Acutely ill patients are at risk of stress-related gastrointestinal bleeding and prophylactic acid suppressants are frequently used. In this systematic review, we assessed the effects of stress ulcer prophylaxis (SUP) with proton pump inhibitors or histamine-2 receptor antagonists versus placebo or no prophylaxis in acutely ill hospitalised patients.
We conducted the review according to the PRISMA statement, the Cochrane Handbook, and GRADE, using conventional meta-analysis and trial sequential analysis (TSA). The primary outcomes were all-cause mortality, clinically important gastrointestinal bleeding and serious adverse events (SAEs). The primary analyses included overall low risk of bias trials.

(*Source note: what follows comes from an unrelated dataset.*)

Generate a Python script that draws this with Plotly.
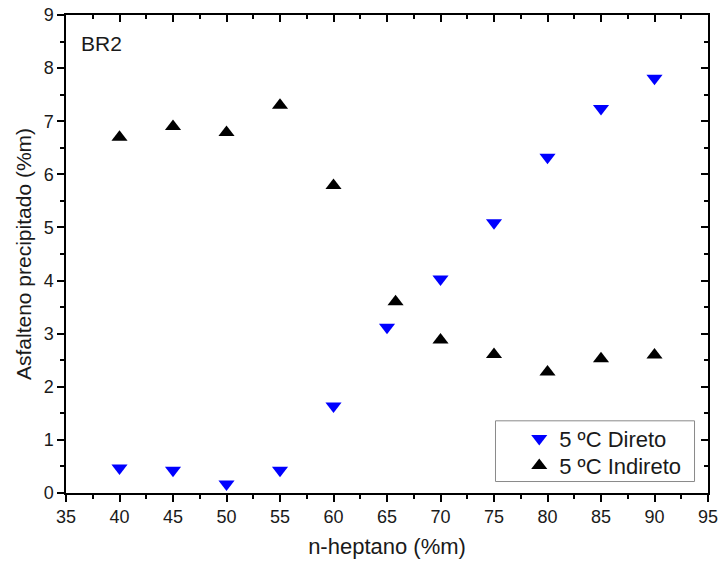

We included 65 comparisons from 62 trials (n=9713); 43 comparisons were from intensive care units. Only 3 trials (n=3596) had overall low risk of bias. We did not find an effect on all-cause mortality (RR 1.03, 95% CI 0.94-1.14; TSA-adjusted CI 0.90-1.18; high certainty). The rate of clinically important gastrointestinal bleeding was lower with SUP (RR 0.62, 95% CI 0.43-0.89; TSA-adjusted CI 0.14-2.81; moderate certainty). We did not find a difference in pneumonia rates (moderate certainty). Effects on SAEs, Clostridium difficile enteritis, myocardial ischemia and health-related quality of life (HRQoL) were inconclusive due to sparse data. Analyses of all trials regardless of risk of bias were consistent with the primary analyses.
We did not observe a difference in all-cause mortality or pneumonia with SUP. The incidence of clinically important gastrointestinal bleeding was reduced with SUP, whereas any effects on SAEs, myocardial ischemia, Clostridium difficile enteritis and HRQoL were inconclusive.